This collection of 100 scenes, with the instruction that they can be selected at will and performed in any order, is “a challenge and an invitation” to theatre companies. It’s a startling idea that makes for a big book and shows playwright Alice Birch’s prodigious ability. It is also a suitable celebration of co-producer Clean Break Theatre’s 40 years of working alongside women involved with the criminal justice system. The treatment for the many situations they must have encountered is, by turns, heart-wrenching and thought-provoking. So what has this production, directed by Maria Aberg, created in response?
First, some brilliant performances. From names this theatregoer loves – such as Jackie Clune, Jemima Rooper, Zainab Hasan and Thusitha Jayasundera – to performers I’ve not had the privilege of seeing before, the acting is stunning. Tackling characters who all have a connection to crime, from the most serious to unnamed incidents, undoubtedly makes the show grim. But what’s important is how far-reaching and detailed repercussions are shown to be. Highlighting the children and relatives affected, as well as the women convicted, makes every character encountered a figure to be accounted for. As the 16-strong team moves from role to role, in scenes that are often very short, their achievements are breath-taking.
Much of [Blank]’s power come from its variety. Thirty scenes are delivered here, so we get to see many different women and hear multiple stories, from foster care, including one from the many scenes written for children (the young performers are fantastic), to an adult reunited with a mother freed from prison (providing stand-out moments for Kate O’Flynn and Lucy Edkins).
Remember, teasing themes or coherence out of the texts is a choice Birch offers. Part of her point is to challenge conventional narratives about women ‘like this’. Aberg’s response is a light one; a couple of scenes share characters, but this feels like a coincidence. Rosie Elnile’s design and projections of the performers bind the play visually (although I am agnostic about the need for them). And there’s a nod to our specific location in the boldest scene that roots us in Covent Garden with the Donmar’s particular clientele: in a dinner party that turns into a disaster, Birch shows ruthless skills as a satirist and Shona Babayemi gives an unforgettable performance.

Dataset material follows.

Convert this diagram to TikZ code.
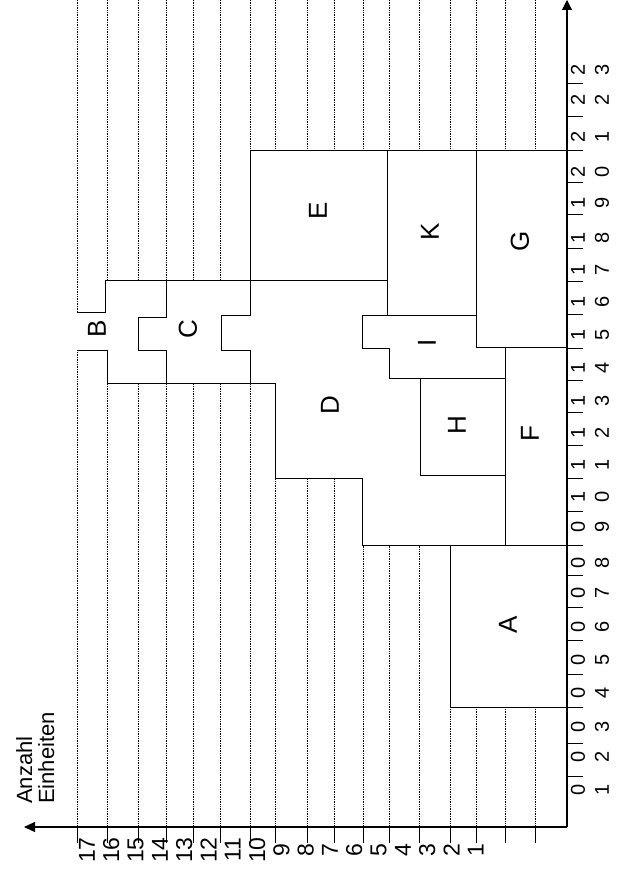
\documentclass[tikz,border=0pt]{standalone}
\usepackage{fontspec}
\setmainfont{Liberation Sans}
\usetikzlibrary{arrows.meta}
\begin{document}
\begin{tikzpicture}[x=1pt,y=-1pt,
  gridline/.style={densely dotted, line width=0.7pt},
  edge/.style={line width=0.9pt, line cap=rect},
  axisline/.style={line width=1.1pt},
  boxlabel/.style={rotate=90, font=\fontsize{26}{26}\selectfont, inner sep=0pt},
  vlabel/.style={rotate=90, font=\fontsize{23}{23}\selectfont, inner sep=0pt},
  hlabel/.style={rotate=90, align=center, font=\fontsize{20}{24}\selectfont, inner sep=0pt}]
\useasboundingbox (0,0) rectangle (619,869);
% grid
\foreach \x in {77,107,138,166,193,220,250,275,307,334,363,389,419,450,476,505,535}
  \draw[gridline] (\x,0) -- (\x,827);
% cover grid where the blocks are
\fill[white] (567,150) -- (250,150) -- (250,280) -- (105,280) -- (105,312) -- (76,312)
  -- (76,350) -- (107,350) -- (107,383) -- (275,383) -- (275,478) -- (362,478)
  -- (362,545) -- (450,545) -- (450,707) -- (567,707) -- cycle;
% block outlines
\draw[edge] (250,150) -- (583,150);
\draw[edge] (250,150) -- (250,315) -- (221,315) -- (221,350) -- (250,350) -- (250,383);
\draw[edge] (387,150) -- (387,315);
\draw[edge] (476,150) -- (476,347);
\draw[edge] (105,280) -- (387,280);
\draw[edge] (105,280) -- (105,312) -- (77,312);
\draw[edge] (77,350) -- (107,350) -- (107,383) -- (275,383) -- (275,478) -- (362,478)
  -- (362,545) -- (567,545);
\draw[edge] (166,280) -- (166,317) -- (138,317) -- (138,350) -- (166,350) -- (166,383);
\draw[edge] (362,315) -- (476,315);
\draw[edge] (362,315) -- (362,348) -- (389,348) -- (389,378) -- (505,378);
\draw[edge] (476,347) -- (567,347);
\draw[edge] (505,347) -- (505,545);
\draw[edge] (420,378) -- (420,475) -- (505,475);
\draw[edge] (450,545) -- (450,707) -- (583,707);
% block labels
\node[boxlabel] (lA) at (508,625) {A};
\node[boxlabel] (lB) at (97,329) {B};
\node[boxlabel] (lC) at (188,329) {C};
\node[boxlabel] (lD) at (330,405) {D};
\node[boxlabel] (lE) at (318,211) {E};
\node[boxlabel] (lF) at (530,434) {F};
\node[boxlabel] (lG) at (520,241) {G};
\node[boxlabel] (lH) at (457,425) {H};
\node[boxlabel] (lI) at (427,343) {I};
\node[boxlabel] (lK) at (430,232) {K};
% axes
\coordinate (O) at (567,827);
\coordinate (yend) at (24,827);
\coordinate (xend) at (567,0);
\draw[axisline,-{Triangle[length=11pt,width=10pt]}] (O) -- (yend);
\draw[axisline,-{Triangle[length=10pt,width=10pt]}] (O) -- (xend);
% ticks on count axis
\foreach \x in {77,107,138,166,193,220,250,275,307,334,363,389,419,450,476,505,535}
  \draw[edge] (\x,827) -- (\x,843);
% count labels
\foreach \v [count=\i from 0] in {17,16,15,14,13,12,11,10,9,8,7,6,5,4,3,2,1}
  \node[vlabel] (c\v) at ({87+24.3*\i},850) {\v};
% ticks on time axis
\foreach \y in {776,743,707,674,640,607,575,545,511,478,445,412,380,348,314,281,248,214,182,150,116,83}
  \draw[edge] (567,\y) -- (583,\y);
% time labels
\foreach \a/\b/\y in {0/1/790,0/2/757,0/3/727,0/4/693,0/5/660,0/6/627,0/7/593,0/8/563,0/9/527,1/0/497,1/1/465,1/2/433,1/3/401,1/4/368,1/5/335,1/6/302,1/7/270,1/8/238,1/9/203,2/0/172,2/1/137,2/2/100,2/3/70}
  \node[hlabel] (t\a\b) at (590,\y) {\a\\\b};
% axis title
\node[rotate=90, anchor=north west, align=left, inner sep=0pt,
  font=\fontsize{22}{22}\selectfont] (title) at (16,804) {Anzahl\\Einheiten};
\end{tikzpicture}
\end{document}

Aberg is wise to have faith in Birch’s short sketches – they are packed with emotion and drama. It can be frustrating to leave the action so quickly, and dizzying to think of how many scenes could be developed into full plays. That’s not the aim, and the writing is too precise for it to be the case – each scene stands fully formed. Rather, being overwhelmed by this breadth of – frankly awful – experience is a statement. This feels like a whole other kind of theatre. The play could be mounted anywhere, with any cast, making it a real treasure – full of possibilities and lives that we don’t normally see. While these women maybe invisible to some, [Blank] goes some way to filling that void.